In response, lenders hedge their portfolios. In a perfect world, lenders would hedge against movement in commercial mortgage rates. In the real world, no such hedge exists. Instead, lenders commonly hedge against U.S. Treasury bonds - using financial instruments that are readily available and reasonably inexpensive.
* Spreads Change: So if lenders hold loans that yield more than the Treasury rate, and are protected against movements in the Treasury rate, what happens when mortgage rates move relative to Treasury rates? That is, what happens when spreads change?
That's what caused all the turmoil. Lenders were holding loans that they had underwritten at a given spread level, and suddenly faced a market where spreads were much larger. In other words, the premium that the bond market charges for bearing real estate credit risk shot up dramatically.

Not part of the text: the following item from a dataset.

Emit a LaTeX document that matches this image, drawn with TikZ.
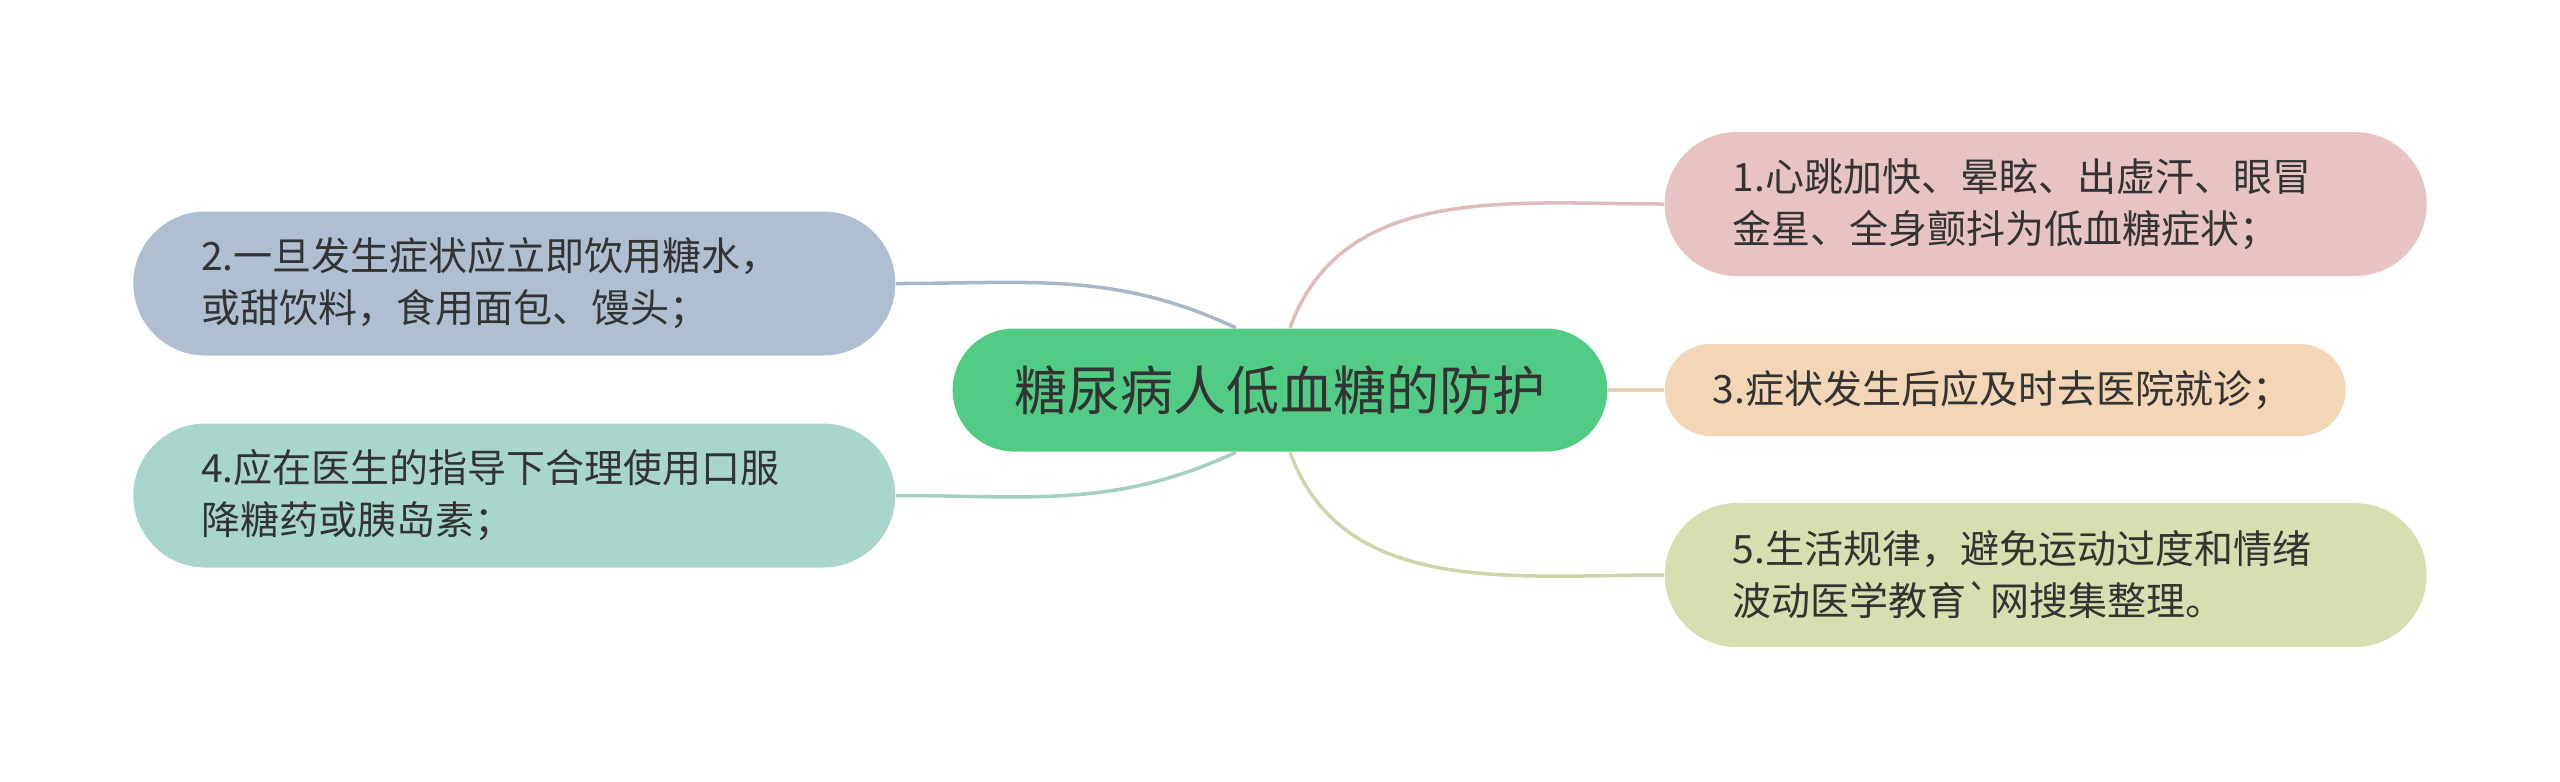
\documentclass[tikz,border=0pt]{standalone}
\usepackage{fontspec}
\newfontfamily\cjk{Noto Sans CJK SC}
\definecolor{rootgreen}{HTML}{52CC85}
\definecolor{pinkbox}{HTML}{E8C3C3}
\definecolor{bluebox}{HTML}{AFBFD1}
\definecolor{peachbox}{HTML}{F3D6B6}
\definecolor{tealbox}{HTML}{A9D6CC}
\definecolor{olivebox}{HTML}{D9DEB0}
\definecolor{textgray}{HTML}{333333}
\begin{document}
\begin{tikzpicture}[
  topic/.style={rounded corners=0.615cm,fill=rootgreen,text=textgray,font=\cjk\fontsize{15.1}{18}\selectfont,inner xsep=0.62cm,minimum height=1.23cm},
  leaf/.style={rounded corners=0.72cm,text=textgray,font=\cjk\fontsize{11.1}{14.8}\selectfont,align=left,inner xsep=0.68cm,text width=6.26cm,minimum height=1.44cm},
  link/.style={line width=1pt}
]
\useasboundingbox (0,0) rectangle (25.6,-7.81);
\node[topic] (root) at (12.8,-3.9) {糖尿病人低血糖的防护};
% right side
\node[leaf,fill=pinkbox,anchor=west] (s1) at (16.64,-2.04) {1.心跳加快、晕眩、出虚汗、眼冒\\金星、全身颤抖为低血糖症状；};
\node[leaf,fill=peachbox,anchor=west,rounded corners=0.46cm,minimum height=0.92cm,inner xsep=0.48cm,text width=5.85cm] (s3) at (16.64,-3.9) {3.症状发生后应及时去医院就诊；};
\node[leaf,fill=olivebox,anchor=west] (s5) at (16.64,-5.75) {5.生活规律，避免运动过度和情绪\\波动医学教育`网搜集整理。};
% left side
\node[leaf,fill=bluebox,anchor=east] (s2) at (8.96,-2.835) {2.一旦发生症状应立即饮用糖水，\\或甜饮料，食用面包、馒头；};
\node[leaf,fill=tealbox,anchor=east] (s4) at (8.96,-4.955) {4.应在医生的指导下合理使用口服\\降糖药或胰岛素；};
\draw[link,pinkbox!96!black] ([xshift=0.1cm]root.north) to[out=70,in=180] (s1.west);
\draw[link,peachbox!96!black] (root.east) -- (s3.west);
\draw[link,olivebox!96!black] ([xshift=0.1cm]root.south) to[out=-70,in=180] (s5.west);
\draw[link,bluebox!96!black] ([xshift=-0.44cm]root.north) to[out=155,in=0] (s2.east);
\draw[link,tealbox!96!black] ([xshift=-0.44cm]root.south) to[out=-155,in=0] (s4.east);
\end{tikzpicture}
\end{document}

Lenders were immediately confronted with two facts: the loans that they were holding could be sold for substantially less than they expected, and new loans would require higher spreads to be profitable.
That is not to say the new loans would necessarily require higher coupon rates. Most of the market movement was Treasury rates falling while commercial lending rates stayed more or less constant. Commercial lending rates are still historically low; it was securitization profits that vanished.
Is the commercial mortgage-backed securities market here to stay? The CMBS market has fundamental advantages that will carry it through turbulent times:
* CMBS bonds allow the high bidder to set loan pricing. Life insurance companies, banks, mutual funds, pension funds and foreign investors routinely buy and sell CMBS. Broad capital market access means competitive financing rates.
The last few weeks generally saw CMBS performance worsening, but recently there were signs of improvement. A buyer stepped up and purchased some AAA-rated CMBS at a narrower spread (that is, a higher relative price) than was prevalent the day before.
Who was that buyer? A middle-sized bank from Europe. At that moment, that bank was the cheapest source of money for U.S. commercial real estate. The next day, it was someone else. Securitization means access to the best source of funds.
* The CMBS market delivers a quote. If the capital markets move, the money doesn't leave the system, loan pricing just changes. While that may seem harsh, at least borrowers know the cost of money and can get their deals done. With more traditional lenders, loan pricing is not as volatile - there's just the occasional period when the money dries up.
* The CMBS market has good disclosure. If a single loan goes delinquent anywhere in the CMBS market, everyone knows by the end of the month. Lenders are less likely to remain too conservative or too aggressive for a very long time. As more of the market is securitized, the chances of a credit crunch or a supply-led real estate recession diminish.
Are conduit quotes and commitments reliable? That depends on the conduit. Over the last five years, as real estate markets steadily improved and interest rates steadily fell, conduit lending was an easy business. A little lack of discipline rarely hurt - in a few cases, lenders stumbled into extra profits.
However, this downturn in the capital markets will start a much-needed shakeout in the conduit lending business. The well capitalized, disciplined firms will thrive.